[start]

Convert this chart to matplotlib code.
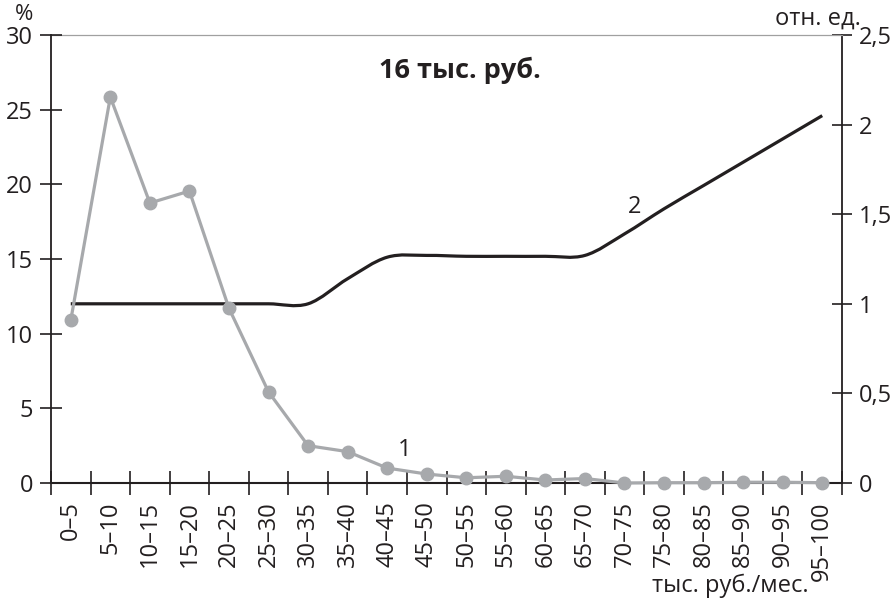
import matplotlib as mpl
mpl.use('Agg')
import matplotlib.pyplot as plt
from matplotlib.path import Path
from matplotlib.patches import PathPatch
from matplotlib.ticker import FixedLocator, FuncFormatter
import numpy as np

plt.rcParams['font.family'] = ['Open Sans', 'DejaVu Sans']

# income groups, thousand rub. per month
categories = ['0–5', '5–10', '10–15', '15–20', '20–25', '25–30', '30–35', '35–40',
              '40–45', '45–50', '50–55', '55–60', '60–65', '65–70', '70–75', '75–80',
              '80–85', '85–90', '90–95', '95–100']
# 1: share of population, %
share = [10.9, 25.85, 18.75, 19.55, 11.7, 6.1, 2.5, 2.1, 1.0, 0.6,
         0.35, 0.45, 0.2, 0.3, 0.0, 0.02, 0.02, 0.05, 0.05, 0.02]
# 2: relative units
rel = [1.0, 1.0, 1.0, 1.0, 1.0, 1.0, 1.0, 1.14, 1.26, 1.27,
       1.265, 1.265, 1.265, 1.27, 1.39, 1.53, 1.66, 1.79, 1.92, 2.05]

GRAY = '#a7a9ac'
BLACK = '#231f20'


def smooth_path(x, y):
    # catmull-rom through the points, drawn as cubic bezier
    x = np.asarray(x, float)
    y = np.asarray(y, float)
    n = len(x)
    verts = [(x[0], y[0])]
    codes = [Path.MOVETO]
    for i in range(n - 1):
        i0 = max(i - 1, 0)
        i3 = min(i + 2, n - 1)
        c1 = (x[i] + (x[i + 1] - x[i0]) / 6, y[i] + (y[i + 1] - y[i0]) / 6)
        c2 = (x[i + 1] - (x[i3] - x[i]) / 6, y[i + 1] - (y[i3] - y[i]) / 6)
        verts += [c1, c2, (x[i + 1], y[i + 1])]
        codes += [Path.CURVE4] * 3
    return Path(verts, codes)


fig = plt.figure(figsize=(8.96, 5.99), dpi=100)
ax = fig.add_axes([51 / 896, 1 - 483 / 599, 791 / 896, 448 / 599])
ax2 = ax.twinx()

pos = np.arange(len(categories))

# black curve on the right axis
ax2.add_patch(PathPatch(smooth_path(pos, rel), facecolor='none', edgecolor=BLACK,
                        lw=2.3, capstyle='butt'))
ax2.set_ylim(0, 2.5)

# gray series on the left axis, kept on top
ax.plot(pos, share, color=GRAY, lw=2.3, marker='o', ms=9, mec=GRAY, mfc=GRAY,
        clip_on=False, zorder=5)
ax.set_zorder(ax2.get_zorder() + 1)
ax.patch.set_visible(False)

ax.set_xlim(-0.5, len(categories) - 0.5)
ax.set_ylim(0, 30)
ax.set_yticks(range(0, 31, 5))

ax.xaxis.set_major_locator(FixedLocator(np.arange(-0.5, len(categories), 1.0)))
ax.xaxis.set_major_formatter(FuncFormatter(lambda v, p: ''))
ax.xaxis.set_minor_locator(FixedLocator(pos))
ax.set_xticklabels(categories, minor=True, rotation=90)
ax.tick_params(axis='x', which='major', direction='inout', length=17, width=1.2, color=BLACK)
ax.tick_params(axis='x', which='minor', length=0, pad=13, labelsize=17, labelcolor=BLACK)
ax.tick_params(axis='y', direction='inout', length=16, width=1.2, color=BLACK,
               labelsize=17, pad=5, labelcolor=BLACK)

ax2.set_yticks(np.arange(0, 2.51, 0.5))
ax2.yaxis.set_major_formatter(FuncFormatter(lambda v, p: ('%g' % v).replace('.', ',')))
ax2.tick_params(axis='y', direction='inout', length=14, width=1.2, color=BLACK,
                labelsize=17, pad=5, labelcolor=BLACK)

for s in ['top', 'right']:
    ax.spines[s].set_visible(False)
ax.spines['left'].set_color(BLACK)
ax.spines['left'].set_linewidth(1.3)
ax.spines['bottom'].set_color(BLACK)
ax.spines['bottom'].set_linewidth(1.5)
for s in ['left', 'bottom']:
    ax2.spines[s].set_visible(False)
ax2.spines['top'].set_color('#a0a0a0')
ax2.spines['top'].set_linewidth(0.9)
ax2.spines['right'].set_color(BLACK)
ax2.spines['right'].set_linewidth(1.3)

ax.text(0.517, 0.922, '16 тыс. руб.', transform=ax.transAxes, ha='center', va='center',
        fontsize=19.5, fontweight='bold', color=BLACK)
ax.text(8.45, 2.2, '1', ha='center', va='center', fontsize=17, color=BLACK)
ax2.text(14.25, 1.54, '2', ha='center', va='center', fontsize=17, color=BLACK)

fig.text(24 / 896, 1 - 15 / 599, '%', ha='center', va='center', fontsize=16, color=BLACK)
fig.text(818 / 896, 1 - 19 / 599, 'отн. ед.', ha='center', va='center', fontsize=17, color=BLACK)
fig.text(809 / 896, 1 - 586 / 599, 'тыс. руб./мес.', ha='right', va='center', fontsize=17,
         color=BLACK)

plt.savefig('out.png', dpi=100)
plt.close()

[end]

## [Set exercise]
Starting at the top of the listing above, please restate word for word each line up to and including the one that holds "plt.rcParams['font.family'] = ['Open", omitting every image.

## [Response below]
Convert this chart to matplotlib code.
import matplotlib as mpl
mpl.use('Agg')
import matplotlib.pyplot as plt
from matplotlib.path import Path
from matplotlib.patches import PathPatch
from matplotlib.ticker import FixedLocator, FuncFormatter
import numpy as np

plt.rcParams['font.family'] = ['Open Sans', 'DejaVu Sans']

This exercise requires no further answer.